» Description of the task
Only the lines from the one with "Reproduce this diagram with TikZ." through the one with "(1355,7) -- (1355,668);", inclusive, should be echoed exactly; pictures are left out.

» Data for processing
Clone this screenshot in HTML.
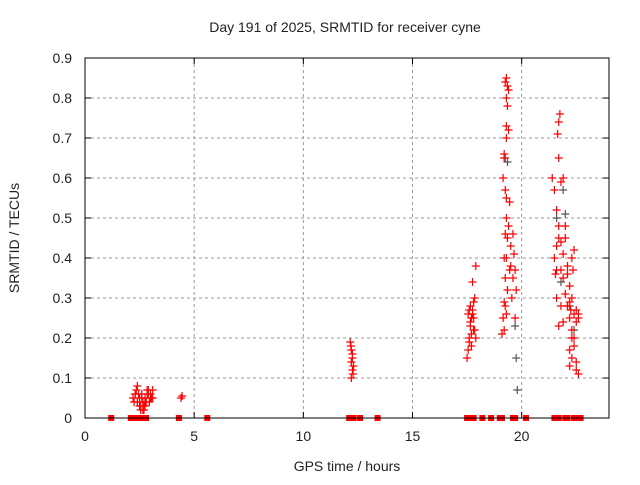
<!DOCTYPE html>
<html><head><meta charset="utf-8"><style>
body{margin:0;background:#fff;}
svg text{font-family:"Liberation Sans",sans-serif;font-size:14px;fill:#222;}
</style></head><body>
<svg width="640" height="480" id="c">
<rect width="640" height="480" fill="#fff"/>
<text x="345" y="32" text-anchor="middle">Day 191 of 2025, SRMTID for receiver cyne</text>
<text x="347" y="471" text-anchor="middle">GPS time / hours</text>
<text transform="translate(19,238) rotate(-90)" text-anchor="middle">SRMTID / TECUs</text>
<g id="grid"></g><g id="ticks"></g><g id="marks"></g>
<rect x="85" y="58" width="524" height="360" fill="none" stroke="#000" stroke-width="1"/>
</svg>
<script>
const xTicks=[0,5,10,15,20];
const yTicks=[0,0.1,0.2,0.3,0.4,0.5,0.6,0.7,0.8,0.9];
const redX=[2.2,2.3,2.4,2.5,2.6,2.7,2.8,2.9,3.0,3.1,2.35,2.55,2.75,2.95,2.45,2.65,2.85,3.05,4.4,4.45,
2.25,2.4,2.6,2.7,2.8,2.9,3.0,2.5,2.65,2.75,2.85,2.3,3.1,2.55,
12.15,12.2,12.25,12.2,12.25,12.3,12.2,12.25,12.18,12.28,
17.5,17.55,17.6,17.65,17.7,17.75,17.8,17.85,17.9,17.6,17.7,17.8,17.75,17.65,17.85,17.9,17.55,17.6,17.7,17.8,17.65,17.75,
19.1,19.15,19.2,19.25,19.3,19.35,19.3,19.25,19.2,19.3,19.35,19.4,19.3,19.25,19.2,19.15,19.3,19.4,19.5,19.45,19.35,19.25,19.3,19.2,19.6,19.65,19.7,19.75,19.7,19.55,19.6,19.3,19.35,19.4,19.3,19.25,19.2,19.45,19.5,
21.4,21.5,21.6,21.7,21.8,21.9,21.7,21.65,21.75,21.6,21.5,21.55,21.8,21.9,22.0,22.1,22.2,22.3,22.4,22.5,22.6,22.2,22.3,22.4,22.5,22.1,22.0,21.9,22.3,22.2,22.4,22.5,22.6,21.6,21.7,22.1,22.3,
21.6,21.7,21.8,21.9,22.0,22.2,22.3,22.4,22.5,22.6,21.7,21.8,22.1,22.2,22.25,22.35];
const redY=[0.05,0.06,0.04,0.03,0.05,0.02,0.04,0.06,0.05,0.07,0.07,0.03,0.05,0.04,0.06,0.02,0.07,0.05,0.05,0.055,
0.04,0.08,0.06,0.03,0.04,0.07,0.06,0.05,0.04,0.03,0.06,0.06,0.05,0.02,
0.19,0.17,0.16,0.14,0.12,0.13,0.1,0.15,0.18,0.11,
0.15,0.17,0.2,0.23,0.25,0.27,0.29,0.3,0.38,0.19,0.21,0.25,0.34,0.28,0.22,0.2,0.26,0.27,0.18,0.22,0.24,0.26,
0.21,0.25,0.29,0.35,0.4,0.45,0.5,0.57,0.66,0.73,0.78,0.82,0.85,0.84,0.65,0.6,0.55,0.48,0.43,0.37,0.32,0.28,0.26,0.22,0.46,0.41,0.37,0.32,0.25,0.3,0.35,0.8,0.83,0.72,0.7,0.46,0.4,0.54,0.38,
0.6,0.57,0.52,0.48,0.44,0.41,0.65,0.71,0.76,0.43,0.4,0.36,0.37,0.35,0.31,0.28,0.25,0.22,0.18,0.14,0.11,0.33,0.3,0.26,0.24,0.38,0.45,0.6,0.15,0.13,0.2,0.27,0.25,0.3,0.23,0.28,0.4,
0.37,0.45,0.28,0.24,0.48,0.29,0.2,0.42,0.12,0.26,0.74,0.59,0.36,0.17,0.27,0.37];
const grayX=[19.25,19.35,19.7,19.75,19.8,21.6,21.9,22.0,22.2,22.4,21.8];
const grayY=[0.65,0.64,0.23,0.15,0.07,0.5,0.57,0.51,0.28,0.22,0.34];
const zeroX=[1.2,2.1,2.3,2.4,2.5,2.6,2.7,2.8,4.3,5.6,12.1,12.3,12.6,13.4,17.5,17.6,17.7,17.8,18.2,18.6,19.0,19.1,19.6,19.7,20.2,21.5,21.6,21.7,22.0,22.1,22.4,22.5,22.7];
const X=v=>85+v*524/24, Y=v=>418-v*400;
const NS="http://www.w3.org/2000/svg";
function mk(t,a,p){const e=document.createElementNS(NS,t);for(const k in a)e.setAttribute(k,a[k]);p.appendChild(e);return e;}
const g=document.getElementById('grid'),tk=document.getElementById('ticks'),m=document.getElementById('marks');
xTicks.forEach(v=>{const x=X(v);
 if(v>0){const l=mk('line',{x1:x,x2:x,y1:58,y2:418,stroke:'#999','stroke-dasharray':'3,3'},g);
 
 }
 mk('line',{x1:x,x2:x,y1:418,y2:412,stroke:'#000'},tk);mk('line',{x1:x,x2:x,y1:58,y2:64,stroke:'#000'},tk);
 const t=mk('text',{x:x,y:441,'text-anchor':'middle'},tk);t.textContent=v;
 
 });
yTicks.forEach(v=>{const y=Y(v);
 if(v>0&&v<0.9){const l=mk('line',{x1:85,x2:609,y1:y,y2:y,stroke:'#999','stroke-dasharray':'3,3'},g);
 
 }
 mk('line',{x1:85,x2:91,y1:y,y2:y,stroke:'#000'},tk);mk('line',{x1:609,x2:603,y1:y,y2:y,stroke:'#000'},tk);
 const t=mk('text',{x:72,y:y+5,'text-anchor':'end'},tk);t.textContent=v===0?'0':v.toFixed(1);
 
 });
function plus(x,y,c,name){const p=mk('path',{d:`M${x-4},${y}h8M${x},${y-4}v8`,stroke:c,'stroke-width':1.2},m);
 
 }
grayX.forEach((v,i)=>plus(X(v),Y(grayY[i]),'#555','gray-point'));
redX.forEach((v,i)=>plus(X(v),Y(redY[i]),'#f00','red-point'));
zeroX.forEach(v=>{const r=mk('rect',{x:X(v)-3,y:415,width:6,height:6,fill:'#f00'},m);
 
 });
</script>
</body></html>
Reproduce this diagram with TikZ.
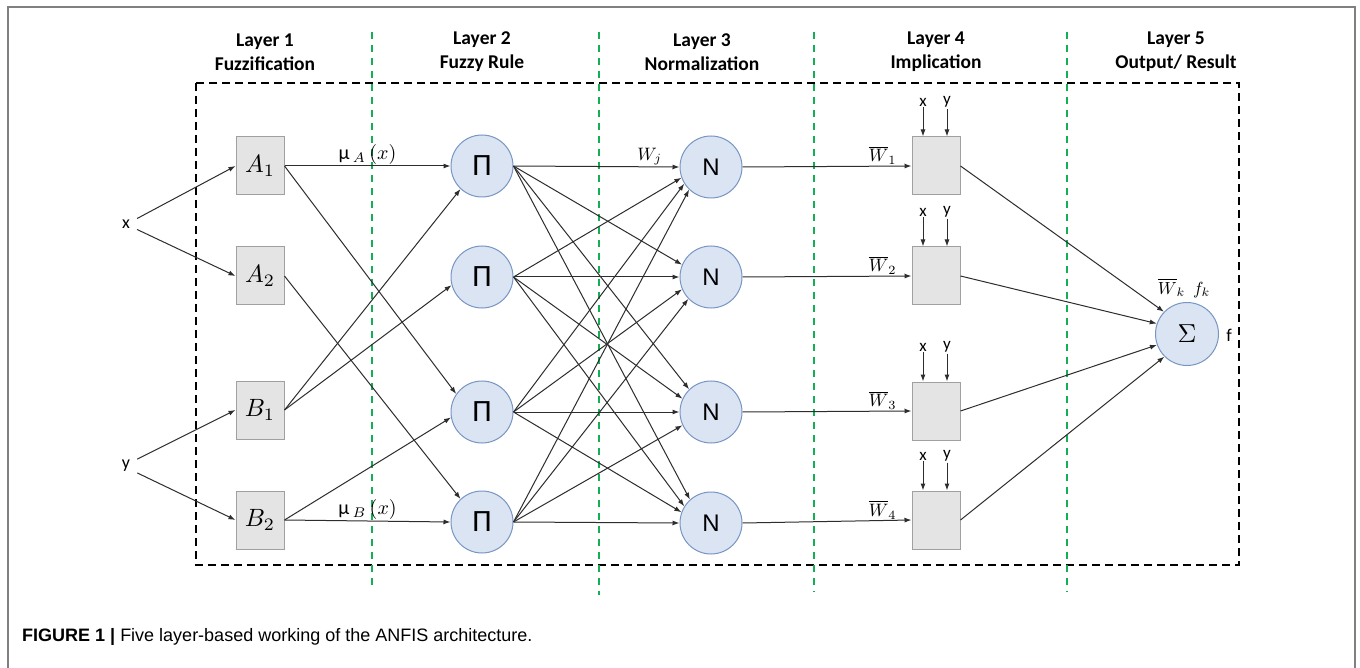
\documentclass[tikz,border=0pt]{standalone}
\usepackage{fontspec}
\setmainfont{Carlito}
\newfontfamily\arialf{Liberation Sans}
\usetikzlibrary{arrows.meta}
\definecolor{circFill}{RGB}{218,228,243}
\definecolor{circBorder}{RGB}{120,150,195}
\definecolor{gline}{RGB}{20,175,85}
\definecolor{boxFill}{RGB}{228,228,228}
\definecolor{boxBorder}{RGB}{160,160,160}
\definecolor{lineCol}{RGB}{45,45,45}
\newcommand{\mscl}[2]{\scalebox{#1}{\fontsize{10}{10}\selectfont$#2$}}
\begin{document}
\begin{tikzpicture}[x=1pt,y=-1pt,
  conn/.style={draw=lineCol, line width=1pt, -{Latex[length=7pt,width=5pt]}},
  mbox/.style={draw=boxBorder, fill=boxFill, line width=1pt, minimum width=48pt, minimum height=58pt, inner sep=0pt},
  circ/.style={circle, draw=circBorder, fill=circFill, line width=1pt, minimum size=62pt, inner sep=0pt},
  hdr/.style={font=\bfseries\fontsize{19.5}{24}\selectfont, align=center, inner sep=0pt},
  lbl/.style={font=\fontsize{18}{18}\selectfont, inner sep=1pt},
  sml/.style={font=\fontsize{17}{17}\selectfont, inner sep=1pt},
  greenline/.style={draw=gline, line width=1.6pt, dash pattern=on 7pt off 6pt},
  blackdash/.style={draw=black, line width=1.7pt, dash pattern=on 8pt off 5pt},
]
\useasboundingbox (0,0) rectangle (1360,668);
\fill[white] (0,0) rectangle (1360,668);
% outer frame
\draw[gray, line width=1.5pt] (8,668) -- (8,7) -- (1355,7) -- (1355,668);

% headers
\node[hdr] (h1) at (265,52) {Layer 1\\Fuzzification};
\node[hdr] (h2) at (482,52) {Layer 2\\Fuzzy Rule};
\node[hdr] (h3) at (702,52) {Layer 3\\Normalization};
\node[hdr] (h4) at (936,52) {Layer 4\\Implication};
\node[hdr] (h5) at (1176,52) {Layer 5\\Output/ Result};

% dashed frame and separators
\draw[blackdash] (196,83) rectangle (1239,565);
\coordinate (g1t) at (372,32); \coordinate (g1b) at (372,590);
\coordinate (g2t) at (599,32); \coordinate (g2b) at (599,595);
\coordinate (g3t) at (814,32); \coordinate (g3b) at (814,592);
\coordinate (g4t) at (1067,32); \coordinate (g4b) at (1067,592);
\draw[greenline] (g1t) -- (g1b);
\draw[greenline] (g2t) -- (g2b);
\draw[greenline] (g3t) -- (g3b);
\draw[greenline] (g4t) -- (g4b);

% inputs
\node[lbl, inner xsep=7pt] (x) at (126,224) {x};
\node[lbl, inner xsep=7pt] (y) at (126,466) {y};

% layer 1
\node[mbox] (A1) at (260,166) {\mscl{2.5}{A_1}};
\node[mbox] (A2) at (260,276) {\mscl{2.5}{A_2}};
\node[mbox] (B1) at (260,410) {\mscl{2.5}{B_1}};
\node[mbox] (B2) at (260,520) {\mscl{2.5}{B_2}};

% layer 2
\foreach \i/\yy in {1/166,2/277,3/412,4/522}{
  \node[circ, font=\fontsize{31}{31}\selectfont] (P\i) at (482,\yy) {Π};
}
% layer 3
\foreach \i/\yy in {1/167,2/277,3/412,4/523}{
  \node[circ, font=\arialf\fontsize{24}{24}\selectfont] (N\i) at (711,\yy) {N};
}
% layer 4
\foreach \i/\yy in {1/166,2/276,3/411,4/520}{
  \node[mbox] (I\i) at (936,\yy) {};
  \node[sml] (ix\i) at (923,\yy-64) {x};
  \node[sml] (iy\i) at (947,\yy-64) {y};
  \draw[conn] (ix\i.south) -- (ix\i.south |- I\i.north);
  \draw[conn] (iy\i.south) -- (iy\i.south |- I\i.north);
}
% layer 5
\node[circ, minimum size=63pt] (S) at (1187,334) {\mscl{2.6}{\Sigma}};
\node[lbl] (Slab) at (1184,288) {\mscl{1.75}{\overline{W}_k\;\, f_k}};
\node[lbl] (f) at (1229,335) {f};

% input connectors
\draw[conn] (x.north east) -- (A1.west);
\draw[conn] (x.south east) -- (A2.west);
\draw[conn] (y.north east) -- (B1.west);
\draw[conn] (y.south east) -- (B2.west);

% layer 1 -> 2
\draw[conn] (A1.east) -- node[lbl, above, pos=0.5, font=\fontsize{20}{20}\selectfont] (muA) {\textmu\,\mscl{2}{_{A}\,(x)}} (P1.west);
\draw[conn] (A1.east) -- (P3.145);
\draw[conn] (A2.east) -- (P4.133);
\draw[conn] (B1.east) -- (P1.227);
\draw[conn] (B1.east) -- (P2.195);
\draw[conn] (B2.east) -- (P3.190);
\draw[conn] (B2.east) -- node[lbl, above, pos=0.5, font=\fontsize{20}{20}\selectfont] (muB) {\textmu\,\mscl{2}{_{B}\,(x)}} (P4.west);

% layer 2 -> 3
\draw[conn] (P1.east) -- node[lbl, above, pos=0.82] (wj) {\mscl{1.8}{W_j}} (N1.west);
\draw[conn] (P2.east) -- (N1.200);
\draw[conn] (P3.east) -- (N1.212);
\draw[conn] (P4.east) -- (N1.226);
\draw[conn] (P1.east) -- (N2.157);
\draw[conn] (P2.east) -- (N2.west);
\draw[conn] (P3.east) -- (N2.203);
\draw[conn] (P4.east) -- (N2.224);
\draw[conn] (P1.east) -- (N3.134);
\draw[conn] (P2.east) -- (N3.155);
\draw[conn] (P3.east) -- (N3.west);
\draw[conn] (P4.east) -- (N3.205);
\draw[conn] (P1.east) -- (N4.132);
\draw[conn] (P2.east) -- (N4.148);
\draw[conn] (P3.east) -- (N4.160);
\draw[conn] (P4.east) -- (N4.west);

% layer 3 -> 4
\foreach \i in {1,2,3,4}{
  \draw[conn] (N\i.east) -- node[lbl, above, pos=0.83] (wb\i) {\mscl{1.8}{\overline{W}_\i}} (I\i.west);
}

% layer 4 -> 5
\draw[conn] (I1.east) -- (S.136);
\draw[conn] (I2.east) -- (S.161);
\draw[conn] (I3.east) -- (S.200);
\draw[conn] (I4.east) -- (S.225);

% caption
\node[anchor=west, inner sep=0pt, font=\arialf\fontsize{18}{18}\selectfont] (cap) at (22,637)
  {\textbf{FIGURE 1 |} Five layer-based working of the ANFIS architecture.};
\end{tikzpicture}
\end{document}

» Exercise output
Reproduce this diagram with TikZ.
\documentclass[tikz,border=0pt]{standalone}
\usepackage{fontspec}
\setmainfont{Carlito}
\newfontfamily\arialf{Liberation Sans}
\usetikzlibrary{arrows.meta}
\definecolor{circFill}{RGB}{218,228,243}
\definecolor{circBorder}{RGB}{120,150,195}
\definecolor{gline}{RGB}{20,175,85}
\definecolor{boxFill}{RGB}{228,228,228}
\definecolor{boxBorder}{RGB}{160,160,160}
\definecolor{lineCol}{RGB}{45,45,45}
\newcommand{\mscl}[2]{\scalebox{#1}{\fontsize{10}{10}\selectfont$#2$}}
\begin{document}
\begin{tikzpicture}[x=1pt,y=-1pt,
  conn/.style={draw=lineCol, line width=1pt, -{Latex[length=7pt,width=5pt]}},
  mbox/.style={draw=boxBorder, fill=boxFill, line width=1pt, minimum width=48pt, minimum height=58pt, inner sep=0pt},
  circ/.style={circle, draw=circBorder, fill=circFill, line width=1pt, minimum size=62pt, inner sep=0pt},
  hdr/.style={font=\bfseries\fontsize{19.5}{24}\selectfont, align=center, inner sep=0pt},
  lbl/.style={font=\fontsize{18}{18}\selectfont, inner sep=1pt},
  sml/.style={font=\fontsize{17}{17}\selectfont, inner sep=1pt},
  greenline/.style={draw=gline, line width=1.6pt, dash pattern=on 7pt off 6pt},
  blackdash/.style={draw=black, line width=1.7pt, dash pattern=on 8pt off 5pt},
]
\useasboundingbox (0,0) rectangle (1360,668);
\fill[white] (0,0) rectangle (1360,668);
% outer frame
\draw[gray, line width=1.5pt] (8,668) -- (8,7) -- (1355,7) -- (1355,668);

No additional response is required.